Requirements
Copy every line that mentions the word "this".

Records supplied
# # # # #

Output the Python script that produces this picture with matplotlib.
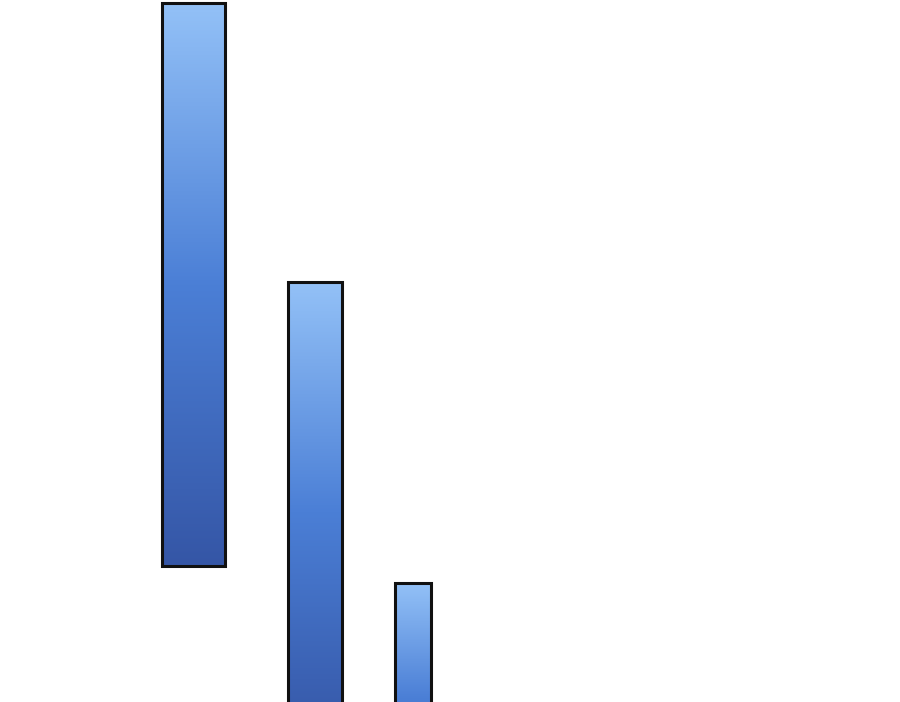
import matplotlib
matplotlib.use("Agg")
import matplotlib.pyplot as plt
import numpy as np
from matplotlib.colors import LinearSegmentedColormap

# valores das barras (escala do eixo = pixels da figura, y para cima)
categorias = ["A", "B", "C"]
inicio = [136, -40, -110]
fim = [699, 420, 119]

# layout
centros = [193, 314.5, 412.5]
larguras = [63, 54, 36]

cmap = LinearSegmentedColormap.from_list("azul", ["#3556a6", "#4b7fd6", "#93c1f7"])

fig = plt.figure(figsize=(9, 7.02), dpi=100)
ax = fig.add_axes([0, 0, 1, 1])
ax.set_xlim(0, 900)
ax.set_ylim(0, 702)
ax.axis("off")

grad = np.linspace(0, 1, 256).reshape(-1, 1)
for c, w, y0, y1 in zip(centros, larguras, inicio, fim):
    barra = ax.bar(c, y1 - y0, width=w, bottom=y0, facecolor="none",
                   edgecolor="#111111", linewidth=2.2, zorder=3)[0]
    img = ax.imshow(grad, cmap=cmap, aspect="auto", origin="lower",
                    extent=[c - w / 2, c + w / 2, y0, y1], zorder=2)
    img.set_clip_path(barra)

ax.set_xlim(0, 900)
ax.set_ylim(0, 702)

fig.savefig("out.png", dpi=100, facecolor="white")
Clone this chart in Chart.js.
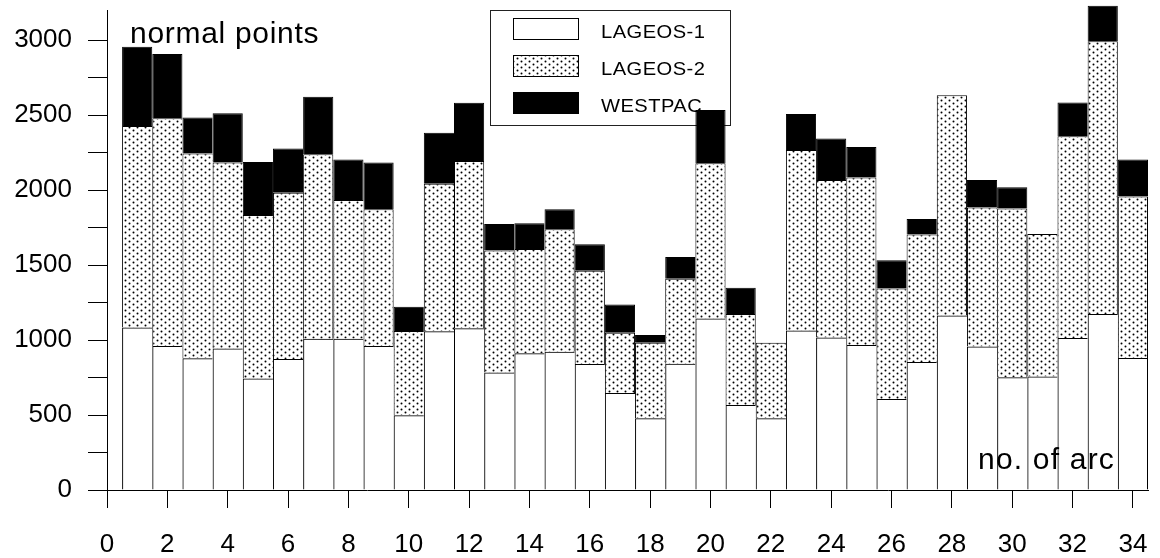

# # # # #

Reply
Output the Python script that produces this picture with matplotlib.
Clone this chart in Chart.js.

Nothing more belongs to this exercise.